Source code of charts
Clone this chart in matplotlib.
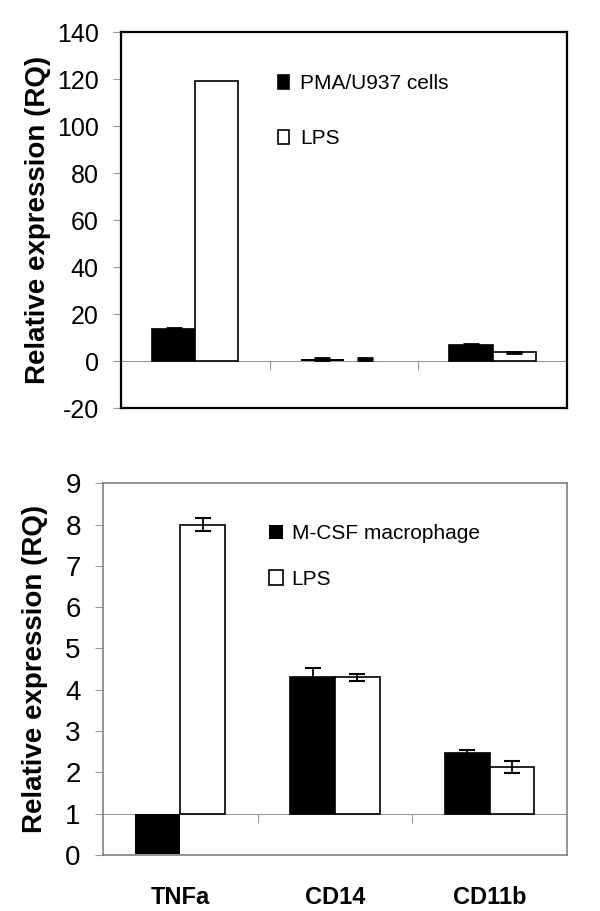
import numpy as np
import matplotlib.pyplot as plt

plt.rcParams['font.family'] = ['Liberation Sans', 'DejaVu Sans']
plt.rcParams['axes.unicode_minus'] = False

# ========== data ==========
categories = ["TNFa", "CD14", "CD11b"]

# top panel: PMA/U937 cells
top_ctrl = [13.5, 0.85, 6.8]
top_lps = [119.3, 0.85, 3.8]
top_ctrl_err = [0.6, 0.45, 0.5]
top_lps_err = [0.0, 0.45, 0.2]
top_yticks = [-20, 0, 20, 40, 60, 80, 100, 120, 140]

# bottom panel: M-CSF macrophage (bars drawn from baseline 1)
bot_ctrl = [0.02, 4.31, 2.46]
bot_lps = [8.0, 4.3, 2.13]
bot_ctrl_err = [0.0, 0.22, 0.08]
bot_lps_err = [0.16, 0.08, 0.14]
bot_yticks = [0, 1, 2, 3, 4, 5, 6, 7, 8, 9]

x = np.arange(len(categories))
width = 0.29
gray = "#9a9a9a"

fig = plt.figure(figsize=(6.0, 9.11), dpi=100)


def draw_panel(ax, ctrl, lps, ctrl_err, lps_err, base, yticks, labels, tick_fs, elw):
    ctrl = np.array(ctrl)
    lps = np.array(lps)
    lw_c = [1.2 if abs(v - base) > 1 else 0 for v in ctrl]
    lw_l = [1.2 if abs(v - base) > 1 else 0 for v in lps]
    ax.bar(x - width/2, ctrl - base, width, bottom=base, color="black",
           edgecolor="black", linewidth=lw_c, label=labels[0], zorder=3)
    ax.bar(x + width/2, lps - base, width, bottom=base, color="white",
           edgecolor="black", linewidth=lw_l, label=labels[1], zorder=3)
    # skip zero errors so no stray caps are drawn
    for xs, vals, errs in [(x - width/2, ctrl, ctrl_err), (x + width/2, lps, lps_err)]:
        errs = np.array(errs)
        m = errs > 0
        ax.errorbar(xs[m], vals[m], yerr=errs[m], fmt="none", ecolor="black",
                    elinewidth=elw, capsize=5.8, capthick=elw + 0.2, zorder=4)

    ax.axhline(base, color=gray, linewidth=0.8, zorder=1)
    ax.set_xlim(-0.5, len(categories) - 0.5)
    ax.set_ylim(yticks[0], yticks[-1])
    ax.set_yticks(yticks)
    ax.tick_params(axis="y", direction="out", length=6, width=0.8, color=gray,
                   labelsize=tick_fs, pad=10)
    # category separators below baseline
    span = yticks[-1] - yticks[0]
    ax.vlines(x[:-1] + 0.5, base - span * 0.024, base, color=gray, linewidth=0.8)
    ax.set_ylabel("Relative expression (RQ)", fontsize=20, fontweight="bold")


# ---- top panel ----
ax1 = fig.add_axes([0.2017, 0.552, 0.743, 0.4127])
draw_panel(ax1, top_ctrl, top_lps, top_ctrl_err, top_lps_err, 0, top_yticks,
           ["PMA/U937 cells", "LPS"], 18, 1.8)
ax1.set_xticks([])
for s in ax1.spines.values():
    s.set_color("black")
    s.set_linewidth(1.6)
ax1.yaxis.set_label_coords(-0.157, 0.5)
ax1.legend(loc="upper left", bbox_to_anchor=(0.352, 0.888), frameon=False,
           fontsize=15, handlelength=0.55, handleheight=0.62, handletextpad=0.5,
           labelspacing=1.72, borderpad=0, borderaxespad=0)

# ---- bottom panel ----
ax2 = fig.add_axes([0.1717, 0.0615, 0.773, 0.408])
draw_panel(ax2, bot_ctrl, bot_lps, bot_ctrl_err, bot_lps_err, 1, bot_yticks,
           ["M-CSF macrophage", "LPS"], 20, 1.3)
ax2.set_xticks(x)
ax2.set_xticklabels(categories, fontsize=17, fontweight="bold")
ax2.tick_params(axis="x", length=0, pad=22)
for s in ax2.spines.values():
    s.set_color("#808080")
    s.set_linewidth(1.2)
ax2.yaxis.set_label_coords(-0.119, 0.5)
ax2.legend(loc="upper left", bbox_to_anchor=(0.358, 0.89), frameon=False,
           fontsize=15, handlelength=0.68, handleheight=0.7, handletextpad=0.4,
           labelspacing=1.28, borderpad=0, borderaxespad=0)

plt.savefig("out.png", dpi=100)
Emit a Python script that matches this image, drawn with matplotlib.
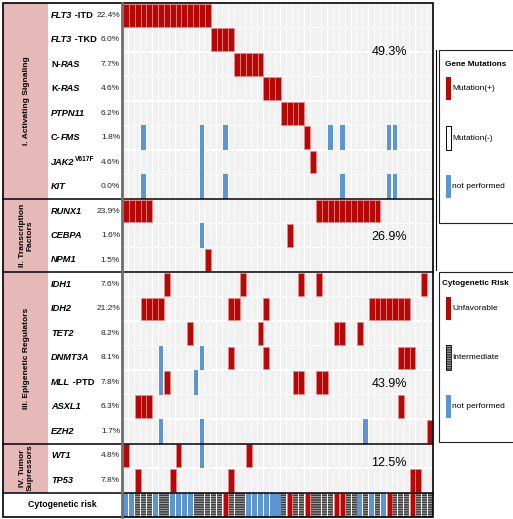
import matplotlib
matplotlib.use("Agg")
import matplotlib.pyplot as plt
import numpy as np
from matplotlib.patches import Rectangle

plt.rcParams["font.family"] = "Liberation Sans"
plt.rcParams["hatch.linewidth"] = 0.6

# ---- data -------------------------------------------------------------
n_patients = 53

# gene label pieces: (text, italic?)
gene_labels = [
    [("FLT3", True), (" -ITD", False)],
    [("FLT3", True), (" -TKD", False)],
    [("N-", False), ("RAS", True)],
    [("K-", False), ("RAS", True)],
    [("PTPN11", True)],
    [("C-", False), ("FMS", True)],
    [("JAK2", True)],
    [("KIT", True)],
    [("RUNX1", True)],
    [("CEBPA", True)],
    [("NPM1", True)],
    [("IDH1", True)],
    [("IDH2", True)],
    [("TET2", True)],
    [("DNMT3A", True)],
    [("MLL", True), (" -PTD", False)],
    [("ASXL1", True)],
    [("EZH2", True)],
    [("WT1", True)],
    [("TP53", True)],
]
gene_pcts = ["22.4%", "6.0%", "7.7%", "4.6%", "6.2%", "1.8%", "4.6%", "0.0%",
             "23.9%", "1.6%", "1.5%",
             "7.6%", "21.2%", "8.2%", "8.1%", "7.8%", "6.3%", "1.7%",
             "4.8%", "7.8%"]

mutated_cols = [
    list(range(0, 15)),
    [15, 16, 17, 18],
    [19, 20, 21, 22, 23],
    [24, 25, 26],
    [27, 28, 29, 30],
    [31],
    [32],
    [],
    [0, 1, 2, 3, 4] + list(range(33, 44)),
    [28],
    [14],
    [7, 20, 30, 33, 51],
    [3, 4, 5, 6, 18, 19, 24] + list(range(42, 49)),
    [11, 23, 36, 37, 40],
    [18, 24, 47, 48, 49],
    [7, 29, 30, 33, 34],
    [2, 3, 4, 47],
    [52],
    [0, 9, 21],
    [2, 8, 18, 49, 50],
]
not_performed_cols = [
    [], [], [], [], [],
    [3, 13, 17, 35, 37, 45, 46],
    [13],
    [3, 13, 17, 37, 45, 46],
    [],
    [13],
    [],
    [], [], [],
    [6, 13],
    [6, 12],
    [],
    [6, 13, 41],
    [13],
    [],
]
# N = not performed, I = intermediate, U = unfavorable
cyto_risk = "NNIIINIINNNNIIIIIUIIINNNNNNIUIIUIIIIUUIINININUIIIUIII"

sections = ["I. Activating Signaling", "II. Transcription\nFactors",
            "III. Epigenetic Regulators", "IV. Tumor\nSupressors"]
section_sizes = [8, 3, 7, 2]
section_pcts = ["49.3%", "26.9%", "43.9%", "12.5%"]
# vertical spot of the section percentage, in rows below the section top
pct_offsets = [2.0, 1.55, 4.55, 0.8]

# ---- style ------------------------------------------------------------
RED = "#B70808"
RED_EDGE = "#EE8A8A"
BLUE = "#5B96D3"
CELL = "#F1F1F1"
PINK = "#E6B9B8"
HATCH_FACE = "#3C3C3C"
HATCH_LINE = "#B4B4B4"

W, H = 513, 519
top, bottom = 3, 517
left_grid, right_grid = 123, 433
n_rows = len(gene_labels) + 1
row_h = (bottom - top) / n_rows

fig = plt.figure(figsize=(W / 100, H / 100), dpi=100)
ax = fig.add_axes([left_grid / W, 1 - bottom / H,
                   (right_grid - left_grid) / W, (bottom - top) / H])
ax.set_xlim(0, n_patients)
ax.set_ylim(n_rows, 0)
ax.axis("off")

ov = fig.add_axes([0, 0, 1, 1], facecolor="none")
ov.set_xlim(0, W)
ov.set_ylim(H, 0)
ov.axis("off")

# ---- grid ---------------------------------------------------------------
cols = np.arange(n_patients)
for r in range(len(gene_labels)):
    ax.bar(cols + 0.5, 0.94, bottom=r + 0.03, width=0.84, color=CELL, linewidth=0)
    if mutated_cols[r]:
        ax.bar(np.array(mutated_cols[r]) + 0.5, 0.93, bottom=r + 0.035, width=1.0,
               color=RED, edgecolor=RED_EDGE, linewidth=0.5)
    if not_performed_cols[r]:
        ax.bar(np.array(not_performed_cols[r]) + 0.5, 1.0, bottom=r, width=0.8,
               color=BLUE, linewidth=0)

risk = np.array(list(cyto_risk))
r = n_rows - 1
ax.bar(cols[risk == "I"] + 0.5, 0.96, bottom=r + 0.02, width=0.86,
       color=HATCH_FACE, edgecolor=HATCH_LINE, linewidth=0, hatch="-------")
ax.bar(cols[risk == "U"] + 0.5, 0.96, bottom=r + 0.02, width=0.9,
       color=RED, edgecolor=RED_EDGE, linewidth=0.4)
ax.bar(cols[risk == "N"] + 0.5, 0.96, bottom=r + 0.02, width=0.86,
       color=BLUE, linewidth=0)

# ---- left side: sections, gene names, percentages -----------------------
start = 0
for name, size, pct, off in zip(sections, section_sizes, section_pcts, pct_offsets):
    y0 = top + start * row_h
    ov.add_patch(Rectangle((3, y0), 45, size * row_h, facecolor=PINK, edgecolor="none"))
    ov.text(26.5, y0 + size * row_h / 2, name, rotation=90, ha="center", va="center",
            fontsize=6, fontweight="bold", multialignment="center", linespacing=1.15)
    ov.text(389, y0 + row_h * off, pct, ha="center", va="center", fontsize=9)
    start += size
    yb = top + start * row_h
    ov.plot([3, right_grid], [yb, yb], color="black", lw=1.1)

for r, (parts, pct) in enumerate(zip(gene_labels, gene_pcts)):
    yc = top + (r + 0.5) * row_h
    prev = None
    for text, italic in parts:
        style = "italic" if italic else "normal"
        if prev is None:
            prev = ov.text(51, yc, text, ha="left", va="center", fontsize=6.7,
                           fontweight="bold", style=style)
        else:
            prev = ov.annotate(text, xy=(1, 0), xycoords=prev, ha="left", va="bottom",
                               fontsize=6.7, fontweight="bold", style=style)
    if r == 6:
        ov.annotate("V617F", xy=(1.03, 0.42), xycoords=prev, ha="left", va="bottom",
                    fontsize=4.8, fontweight="bold")
    ov.text(120, yc, pct, ha="right", va="center", fontsize=6, color="#222222")

ov.text(62, top + (n_rows - 0.5) * row_h, "Cytogenetic risk", ha="center", va="center",
        fontsize=6.3, fontweight="bold")

ov.plot([122, 122], [top, bottom], color="#6E6E6E", lw=2)
ov.add_patch(Rectangle((3, top), right_grid - 3, bottom - top, facecolor="none",
                       edgecolor="black", lw=1.2))

# ---- legends ----------------------------------------------------------------
ov.plot([435.5, 435.5], [50, 270], color="black", lw=0.8)

ov.add_patch(Rectangle((439, 50), 76, 173, facecolor="white", edgecolor="#222222", lw=0.8))
ov.text(445, 65, "Gene Mutations", ha="left", va="center", fontsize=5.9, fontweight="bold")
ov.add_patch(Rectangle((446, 77), 5, 23, facecolor=RED, edgecolor="none"))
ov.text(452, 88.5, "Mutation(+)", ha="left", va="center", fontsize=6)
ov.add_patch(Rectangle((446, 126), 5, 24, facecolor="white", edgecolor="black", lw=0.7))
ov.text(452, 138.5, "Mutation(-)", ha="left", va="center", fontsize=6)
ov.add_patch(Rectangle((446, 175), 5, 23, facecolor=BLUE, edgecolor="none"))
ov.text(452, 186.5, "not performed", ha="left", va="center", fontsize=6)

ov.add_patch(Rectangle((439, 272), 76, 170, facecolor="white", edgecolor="#222222", lw=0.8))
ov.text(442.5, 283.5, "Cytogenetic Risk", ha="left", va="center", fontsize=5.9,
        fontweight="bold")
ov.add_patch(Rectangle((445.5, 297), 5, 23, facecolor=RED, edgecolor="none"))
ov.text(452.5, 308.5, "Unfavorable", ha="left", va="center", fontsize=6)
ov.add_patch(Rectangle((445.5, 345), 5.5, 25, facecolor=HATCH_FACE, edgecolor=HATCH_LINE,
                       lw=0, hatch="-------"))
ov.add_patch(Rectangle((445.5, 345), 5.5, 25, facecolor="none", edgecolor="black", lw=0.6))
ov.text(452.5, 357.5, "Intermediate", ha="left", va="center", fontsize=6)
ov.add_patch(Rectangle((446, 395), 5, 23, facecolor=BLUE, edgecolor="none"))
ov.text(452.5, 406.5, "not performed", ha="left", va="center", fontsize=6)

fig.savefig("out.png", dpi=100)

▸ **Problem to solve**
Please quote only the span of lines whose first line contains "Emit a Python" and whose last line contains "n_patients = 53", leaving every picture out.

▸ **Worked answer**
Emit a Python script that matches this image, drawn with matplotlib.
import matplotlib
matplotlib.use("Agg")
import matplotlib.pyplot as plt
import numpy as np
from matplotlib.patches import Rectangle

plt.rcParams["font.family"] = "Liberation Sans"
plt.rcParams["hatch.linewidth"] = 0.6

# ---- data -------------------------------------------------------------
n_patients = 53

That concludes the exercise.